For more on where to find an authentic slice made by the handful of traditional bakers still keeping this art alive, see our guide to the best lardy cake bakeries in England. And if you want to explore modern adaptations — from butter versions to bread maker shortcuts — our follow-up on modern lardy cake recipes covers the full range.
Frequently Asked Questions About Lardy Cake
What exactly is lardy cake?
Lardy cake is a traditional English enriched bread made from yeasted dough layered with rendered lard, sugar, dried fruit (usually currants and raisins) and mixed spice, then folded and baked in a tin to create a caramelised, sticky crust. It is closely associated with the southern counties of England, particularly Wiltshire.
Where does lardy cake come from?
Lardy cake originated in the rural south of England, with Wiltshire most commonly cited as its home county, though Sussex, Hampshire, Oxfordshire, Berkshire, Dorset and Gloucestershire all have strong regional traditions. It was historically made from leftover bread dough on baking day, enriched with lard and sold in large slabs at local bakeries.
Why is it called lardy cake if it isn't really a cake?
The name reflects the primary enriching fat (lard) and the occasion it was made for — a sweet, celebratory bake for harvest time and special days. In the British tradition, "cake" has historically referred to enriched breads as well as true cakes; lardy cake sits firmly in the enriched bread category, closer to a tea bread or pastry than a sponge.
Can I make lardy cake without lard?
Technically yes — butter produces a similar enriched dough, and some modern recipes use it. But the result is different. Lard creates a more pronounced caramelisation at the base, a slightly different (earthier, less dairy) flavour, and a texture that butter cannot fully replicate. For an authentic lardy cake, lard is the correct choice. For a more accessible modern version, cold unsalted butter works as a substitute.
How do I stop my lardy cake from sticking to the tin?
Grease the tin very generously with lard (not butter) and dust the base with a tablespoon or two of demerara sugar before adding the dough. This creates a layer between the caramelised sugar and the tin. Most importantly, invert the cake immediately when it comes out of the oven, while the caramel is still liquid. If you wait even five minutes, it will begin to set and stick.
What is the difference between lardy cake and dripping cake?

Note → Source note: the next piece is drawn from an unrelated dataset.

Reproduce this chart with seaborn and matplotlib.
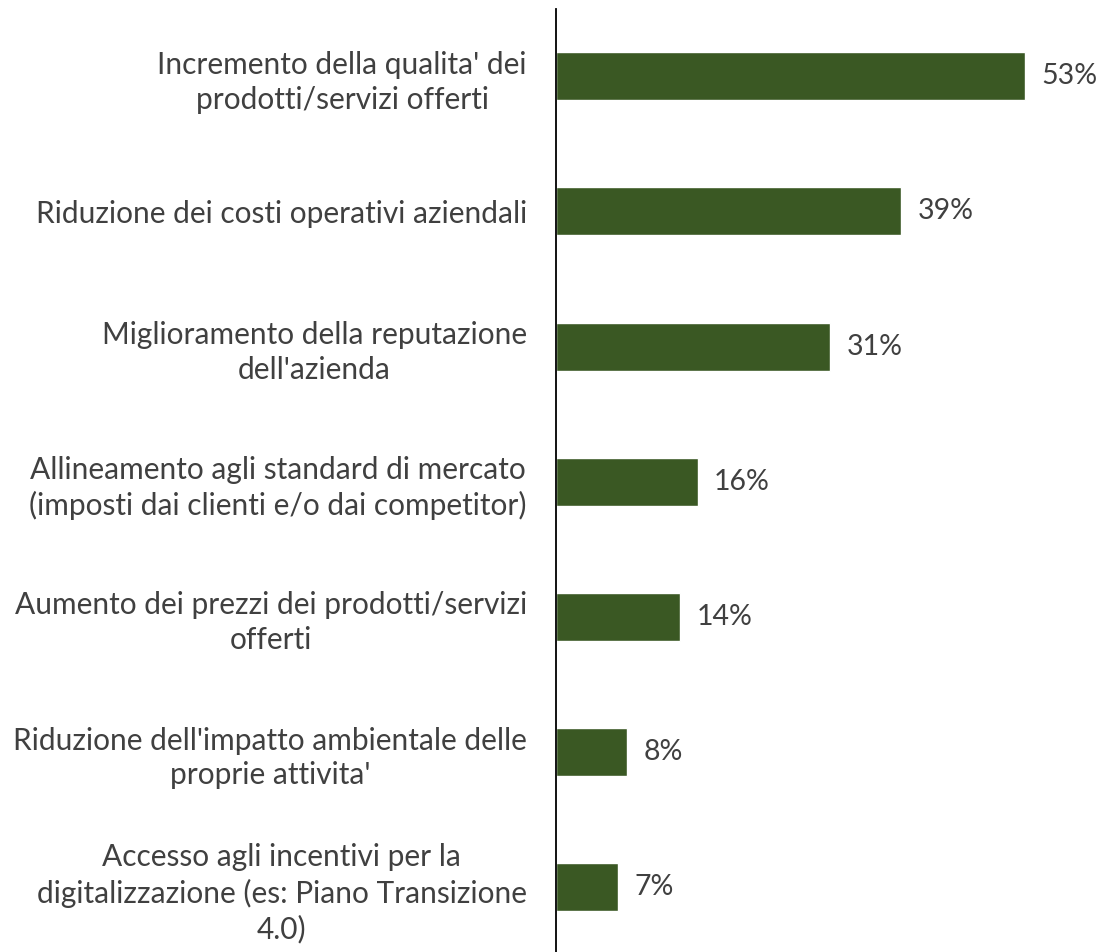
import numpy as np
import pandas as pd
import seaborn as sns
import matplotlib
matplotlib.use("Agg")
import matplotlib.pyplot as plt

# Chart data
categories = [
    "Incremento della qualita' dei\nprodotti/servizi offerti",
    "Riduzione dei costi operativi aziendali",
    "Miglioramento della reputazione\ndell'azienda",
    "Allineamento agli standard di mercato\n(imposti dai clienti e/o dai competitor)",
    "Aumento dei prezzi dei prodotti/servizi\nofferti",
    "Riduzione dell'impatto ambientale delle\nproprie attivita'",
    "Accesso agli incentivi per la\ndigitalizzazione (es: Piano Transizione\n4.0)",
]
values = [53, 39, 31, 16, 14, 8, 7]
value_labels = ["53%", "39%", "31%", "16%", "14%", "8%", "7%"]

df = pd.DataFrame({"categoria": categories, "valore": values})

sns.set_style("white")
plt.rcParams["font.family"] = ["Lato", "DejaVu Sans"]

text_color = "#404040"
bar_color = "#3A5823"

fig = plt.figure(figsize=(11.01, 9.52), dpi=100)
ax = fig.add_axes([0.505, -0.003, 0.482, 0.994])

sns.barplot(data=df, x="valore", y="categoria", orient="h", color=bar_color,
            width=0.355, saturation=1, ax=ax)

# Percent labels at bar ends
ax.bar_label(ax.containers[0], labels=value_labels, padding=12,
             fontsize=20.5, color=text_color)

ax.set_xlim(0, 60)
ax.set_ylim(6.5, -0.5)
ax.set_xlabel("")
ax.set_ylabel("")
ax.set_xticks([])

for s in ["top", "right", "bottom"]:
    ax.spines[s].set_visible(False)
ax.spines["left"].set_color("#000000")
ax.spines["left"].set_linewidth(1.3)

ax.tick_params(axis="y", length=0, pad=21, labelsize=21.5, labelcolor=text_color)
for lbl in ax.get_yticklabels():
    lbl.set_multialignment("center")
    lbl.set_linespacing(1.3)

fig.savefig("out.png", dpi=100, facecolor="white")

Dripping cake is the closest relative of lardy cake, using beef dripping — the fat rendered from a Sunday roast — in place of pork lard. Both are traditional English enriched tea breads born from the same spirit of rural thrift; both create a caramelised, rich result. The flavour is different: lard gives a neutral, slightly porky richness, while dripping gives a more savoury, distinctly beefy undertone.

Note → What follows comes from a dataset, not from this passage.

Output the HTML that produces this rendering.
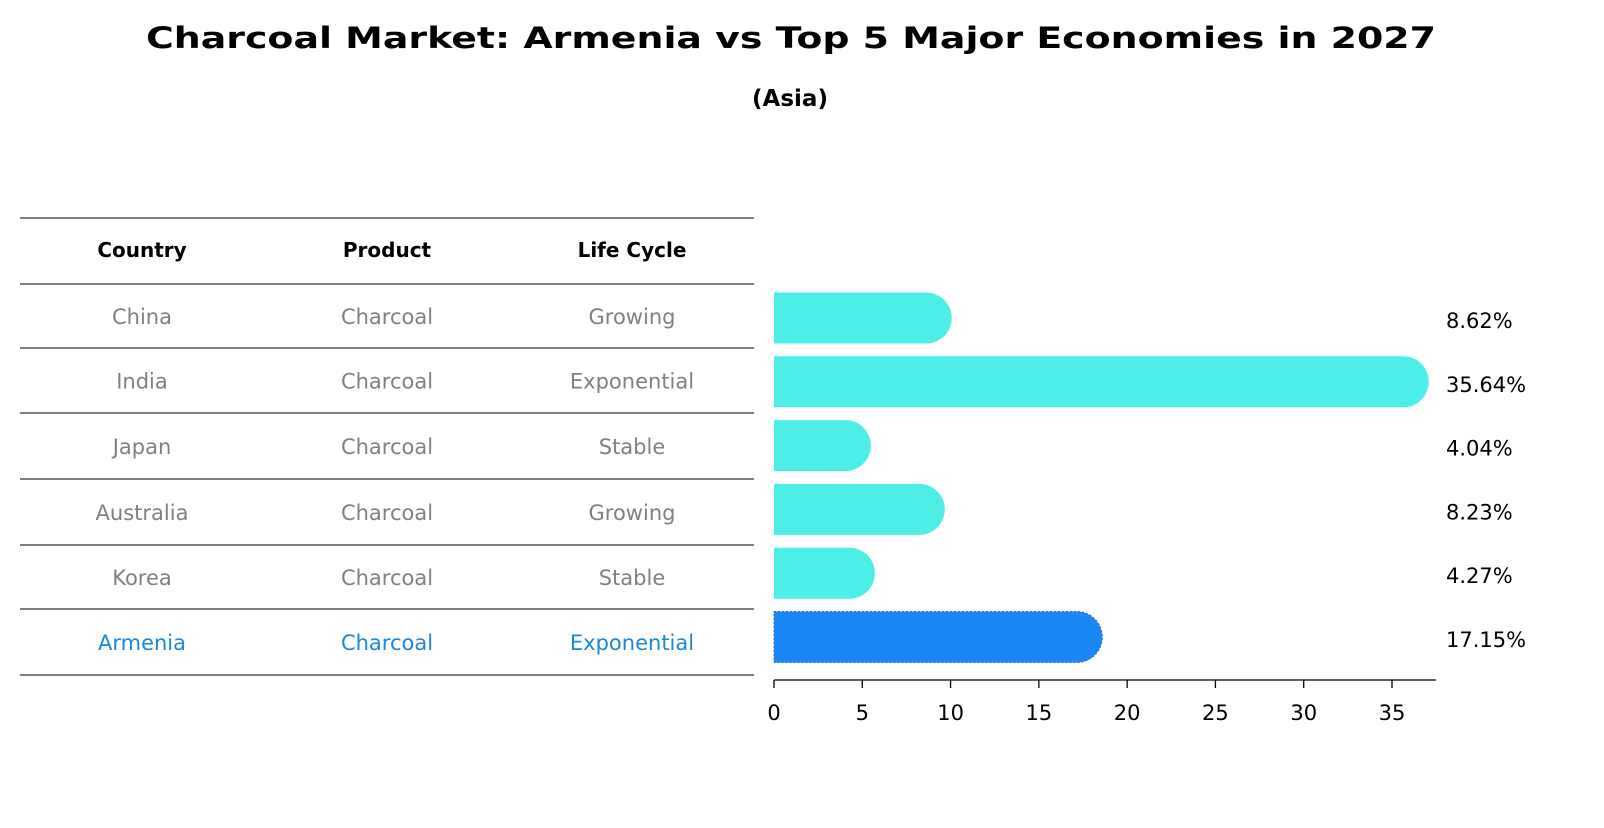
<!DOCTYPE html>
<html><head><meta charset="utf-8"><style>
body{margin:0;background:#fff;}
svg text{font-family:"DejaVu Sans","Liberation Sans",sans-serif;}
</style></head><body>
<svg id="c" width="1604" height="823" xmlns="http://www.w3.org/2000/svg">
<text x="791" y="48" text-anchor="middle" font-size="29" font-weight="bold" textLength="1290" lengthAdjust="spacingAndGlyphs">Charcoal Market: Armenia vs Top 5 Major Economies in 2027</text>
<text x="790" y="106" text-anchor="middle" font-size="23" font-weight="bold">(Asia)</text>
<g id="table"></g>
<g id="bars"></g>
</svg>
<script>
const countries=["China","India","Japan","Australia","Korea","Armenia"];
const products=["Charcoal","Charcoal","Charcoal","Charcoal","Charcoal","Charcoal"];
const lifeCycles=["Growing","Exponential","Stable","Growing","Stable","Exponential"];
const values=[8.62,35.64,4.04,8.23,4.27,17.15];
const valueLabels=["8.62%","35.64%","4.04%","8.23%","4.27%","17.15%"];
const ticks=[0,5,10,15,20,25,30,35];

const NS="http://www.w3.org/2000/svg";
function mk(tag,attrs,parent){const e=document.createElementNS(NS,tag);for(const k in attrs)e.setAttribute(k,attrs[k]);parent.appendChild(e);return e;}
const x0=774,x35=1392;
function xs(v){return x0+(x35-x0)*v/35;}
function yc(i){return 318+i*63.8;}

const tbl=document.getElementById('table');
const lines=[218,284,348,413,479,545,609,675];
lines.forEach(y=>{const l=mk('line',{x1:20,x2:754,y1:y,y2:y,stroke:'#000','stroke-width':1},tbl);

});
const colX=[142,387,632];
["Country","Product","Life Cycle"].forEach((h,j)=>{const t=mk('text',{x:colX[j],y:257,'text-anchor':'middle','font-size':20,'font-weight':'bold'},tbl);t.textContent=h;

});
countries.forEach((c,i)=>{
 const col=i===countries.length-1?'#1a87d8':'#808080';
 [c,products[i],lifeCycles[i]].forEach((v,j)=>{
  const t=mk('text',{x:colX[j],y:(lines[i+1]+lines[i+2])/2+8,'text-anchor':'middle','font-size':21,fill:col},tbl);t.textContent=v;
  
  
 });
});

const g=document.getElementById('bars');
const h=51,r=25.5;
values.forEach((v,i)=>{
 const last=i===values.length-1;
 const xe=xs(v),y=yc(i)-h/2;
 const d=`M${x0},${y} H${xe} A${r},${r} 0 0 1 ${xe},${y+h} H${x0} Z`;
 const p=mk('path',{d:d,fill:last?'#1a87f5':'#4deee8'},g);
 if(last){p.setAttribute('stroke','#2f6fd0');p.setAttribute('stroke-dasharray','2,2');p.setAttribute('stroke-width','1');}
 
 
 const t=mk('text',{x:1446,y:yc(i)+10,'font-size':21},g);t.textContent=valueLabels[i];
 
 
});
const ax=mk('line',{x1:x0,x2:1436,y1:680,y2:680,stroke:'#000','stroke-width':1.3},g);


ticks.forEach(tv=>{
 const tl=mk('line',{x1:xs(tv),x2:xs(tv),y1:680,y2:688,stroke:'#000','stroke-width':1.3},g);
 
 
 const t=mk('text',{x:xs(tv),y:720,'text-anchor':'middle','font-size':21},g);t.textContent=tv;
 
 
});
</script>
</body></html>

How long does lardy cake keep, and can it be frozen?
Lardy cake is best eaten fresh and warm on the day it is baked. It will keep in an airtight container for up to two days, and individual slices can be revived in a low oven for five minutes. For longer storage, wrap cooled lardy cake tightly in foil and freeze for up to three months. Defrost at room temperature and warm before serving.
Is lardy cake the same as lardy bread or lardy Johns?

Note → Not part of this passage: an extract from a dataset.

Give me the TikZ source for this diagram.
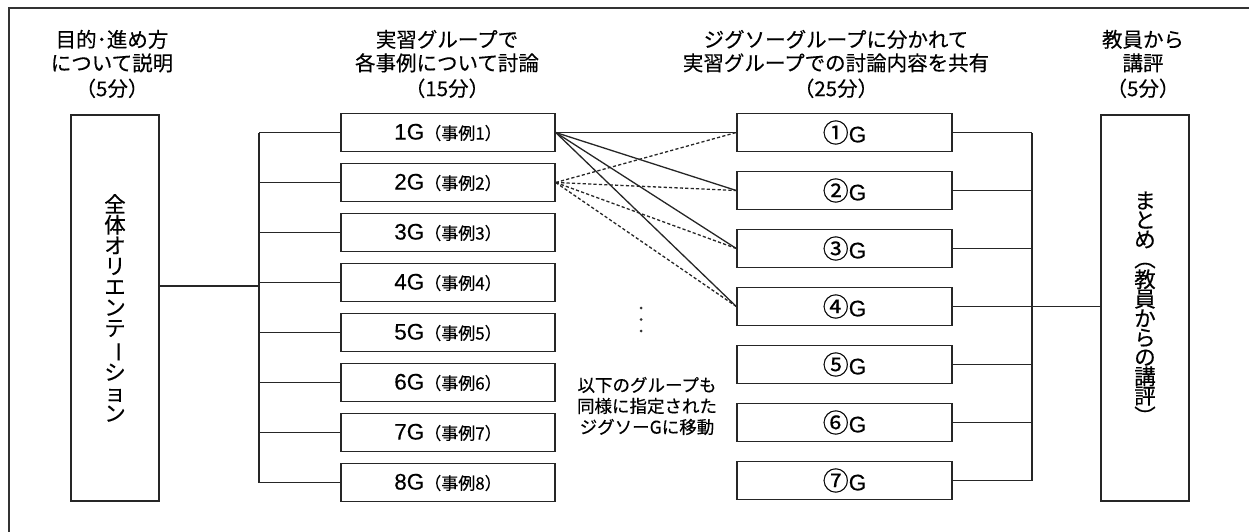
\documentclass[tikz,border=0pt]{standalone}
\usepackage{fontspec}
\setmainfont{Liberation Sans}[FakeBold=0.3]
\newfontfamily\jp{Noto Sans CJK JP}[FakeBold=0.35]
\newcommand{\vbar}{\rotatebox[origin=c]{-90}{ー}}
\begin{document}
\begin{tikzpicture}[x=1pt,y=-1pt,
  box/.style={draw=black!85,line width=1.4pt,inner sep=0pt,fill=white},
  gbox/.style={box,minimum width=214pt,minimum height=37.5pt},
  jbox/.style={box,minimum width=215pt,minimum height=37.5pt},
  tallbox/.style={box,minimum width=88pt,minimum height=386pt},
  link/.style={draw=black!85,line width=1.3pt},
  dlink/.style={draw=black!85,line width=1.3pt,dash pattern=on 3.2pt off 2.2pt},
  head/.style={align=center,font=\jp\fontsize{20.5}{23.5}\selectfont},
  vtext/.style={align=center,font=\jp\fontsize{21.5}{20.6}\selectfont},
  note/.style={align=center,font=\jp\fontsize{17.5}{21}\selectfont}]
\useasboundingbox (0,0) rectangle (1249,532);
% outer frame (only top and left edges fall inside the picture)
\coordinate (fbl) at (9,532);
\coordinate (ftl) at (9,8);
\coordinate (ftr) at (1249,8);
\draw[draw=black!80,line width=1.2pt] (fbl) -- (ftl) -- (ftr);

% headers
\node[head] (h1) at (112,64) {目的･進め方\\について説明\\[2pt]（5分）};
\node[head] (h2) at (447,64) {実習グループで\\各事例について討論\\[2pt]（15分）};
\node[head] (h3) at (836,64) {ジグソーグループに分かれて\\実習グループでの討論内容を共有\\[2pt]（25分）};
\node[head] (h4) at (1143,64) {教員から\\講評\\[2pt]（5分）};

% left and right tall boxes
\node[tallbox] (orient) at (115,308) {};
\node[vtext] at (orient.center) {全\\体\\オ\\リ\\エ\\ン\\テ\\\vbar\\シ\\ョ\\ン};
\node[tallbox] (summary) at (1145,308) {};
\node[vtext,font=\jp\fontsize{21.5}{19.4}\selectfont] at (summary.center) {ま\\と\\め\\︵\\教\\員\\か\\ら\\の\\講\\評\\︶};

% practice groups
\foreach \i in {1,...,8}{
  \node[gbox] (g\i) at (448,{132.5+50*(\i-1)})
    {{\fontsize{22.5}{20}\selectfont \i G}{\jp\fontsize{17}{16}\selectfont （事例\i）}};
}
% jigsaw groups
\foreach \k/\c in {1/①,2/②,3/③,4/④,5/⑤,6/⑥,7/⑦}{
  \node[jbox] (j\k) at (844.5,{132.5+58*(\k-1)})
    {{\jp\fontsize{26}{20}\selectfont \c}{\fontsize{22.5}{20}\selectfont G}};
}

% left tree
\coordinate (bx) at (259,0);
\coordinate (bl) at (259,286);
\draw[link] (orient.east |- bl) -- (bl);
\draw[link] (g1.west -| bx) -- (g8.west -| bx);
\foreach \i in {1,...,8}{\draw[link] (g\i.west -| bx) -- (g\i.west);}

% right tree
\coordinate (rx) at (1032,0);
\draw[link] (j1.east -| rx) -- (j7.east -| rx);
\foreach \k in {1,2,3,5,6,7}{\draw[link] (j\k.east) -- (j\k.east -| rx);}
\draw[link] (j4.east) -- (j4.east -| summary.west);

% crossing lines
\foreach \k in {1,...,4}{\draw[dlink] (g2.east) -- (j\k.west);}
\foreach \k in {1,...,4}{\draw[link] (g1.east) -- (j\k.west);}

% vertical ellipsis
\foreach \yy in {308,319.5,331}{\fill[black!80] (641,\yy) circle (1.5pt);}

\node[note] (nt) at (647,406) {以下のグループも\\同様に指定された\\ジグソーGに移動};
\end{tikzpicture}
\end{document}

Yes — these are regional names for essentially the same bake. "Lardy bread" is used across much of the south of England; "lardy Johns" is the Sussex name; "fourses cake" refers to its historical role as the four o'clock field workers' snack; "dough cake" is another common variant name. The recipe and technique are the same across all these names, though proportions and additions vary by county.